## Begin

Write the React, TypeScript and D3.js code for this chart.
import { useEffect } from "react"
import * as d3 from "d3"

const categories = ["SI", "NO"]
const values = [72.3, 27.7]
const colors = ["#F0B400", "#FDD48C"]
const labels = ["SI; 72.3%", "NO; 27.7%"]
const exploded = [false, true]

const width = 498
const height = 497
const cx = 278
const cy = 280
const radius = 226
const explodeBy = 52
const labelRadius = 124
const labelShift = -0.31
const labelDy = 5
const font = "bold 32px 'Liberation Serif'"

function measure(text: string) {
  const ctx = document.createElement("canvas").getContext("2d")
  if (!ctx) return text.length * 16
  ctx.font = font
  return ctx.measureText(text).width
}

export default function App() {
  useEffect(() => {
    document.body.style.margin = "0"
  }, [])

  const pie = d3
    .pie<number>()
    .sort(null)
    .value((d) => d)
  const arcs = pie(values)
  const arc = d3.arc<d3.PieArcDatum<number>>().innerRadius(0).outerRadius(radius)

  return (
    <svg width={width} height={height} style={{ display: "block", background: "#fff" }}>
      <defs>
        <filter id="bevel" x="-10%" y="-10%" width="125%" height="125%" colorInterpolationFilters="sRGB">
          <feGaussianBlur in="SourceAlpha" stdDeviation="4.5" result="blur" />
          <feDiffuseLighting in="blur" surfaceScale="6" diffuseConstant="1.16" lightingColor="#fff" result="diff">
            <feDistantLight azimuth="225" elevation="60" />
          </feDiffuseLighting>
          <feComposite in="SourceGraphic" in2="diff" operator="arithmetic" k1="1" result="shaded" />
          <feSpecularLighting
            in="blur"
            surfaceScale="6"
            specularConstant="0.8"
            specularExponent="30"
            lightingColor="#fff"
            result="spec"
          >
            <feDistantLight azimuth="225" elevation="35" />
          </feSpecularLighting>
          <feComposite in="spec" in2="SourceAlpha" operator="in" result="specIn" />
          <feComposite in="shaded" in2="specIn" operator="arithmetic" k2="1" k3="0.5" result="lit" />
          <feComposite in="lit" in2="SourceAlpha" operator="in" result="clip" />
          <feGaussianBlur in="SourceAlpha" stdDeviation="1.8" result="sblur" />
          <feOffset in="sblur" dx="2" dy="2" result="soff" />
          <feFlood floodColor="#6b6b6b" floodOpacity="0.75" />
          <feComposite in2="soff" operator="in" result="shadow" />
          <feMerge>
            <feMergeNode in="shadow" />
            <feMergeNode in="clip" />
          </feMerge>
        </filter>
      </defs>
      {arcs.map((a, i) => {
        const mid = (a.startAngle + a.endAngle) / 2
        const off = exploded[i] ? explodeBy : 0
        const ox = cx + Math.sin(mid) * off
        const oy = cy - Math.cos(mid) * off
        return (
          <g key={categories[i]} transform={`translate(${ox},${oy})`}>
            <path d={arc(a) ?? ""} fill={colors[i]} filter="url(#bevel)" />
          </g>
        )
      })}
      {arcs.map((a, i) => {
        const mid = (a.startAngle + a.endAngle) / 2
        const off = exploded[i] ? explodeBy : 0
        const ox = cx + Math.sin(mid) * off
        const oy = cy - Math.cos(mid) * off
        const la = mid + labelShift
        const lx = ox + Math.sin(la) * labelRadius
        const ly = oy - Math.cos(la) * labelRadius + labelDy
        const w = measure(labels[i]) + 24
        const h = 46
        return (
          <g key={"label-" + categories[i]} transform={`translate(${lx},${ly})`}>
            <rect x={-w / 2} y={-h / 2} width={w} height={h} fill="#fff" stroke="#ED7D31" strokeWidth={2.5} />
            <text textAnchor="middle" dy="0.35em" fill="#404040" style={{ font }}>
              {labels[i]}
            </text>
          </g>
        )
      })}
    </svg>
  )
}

## End

- _Task objective_: Verbatim output is expected for the lines from the start of the data to the line in which "const exploded = [false, true]" appears, both included.

- _Full answer_:
Write the React, TypeScript and D3.js code for this chart.
import { useEffect } from "react"
import * as d3 from "d3"

const categories = ["SI", "NO"]
const values = [72.3, 27.7]
const colors = ["#F0B400", "#FDD48C"]
const labels = ["SI; 72.3%", "NO; 27.7%"]
const exploded = [false, true]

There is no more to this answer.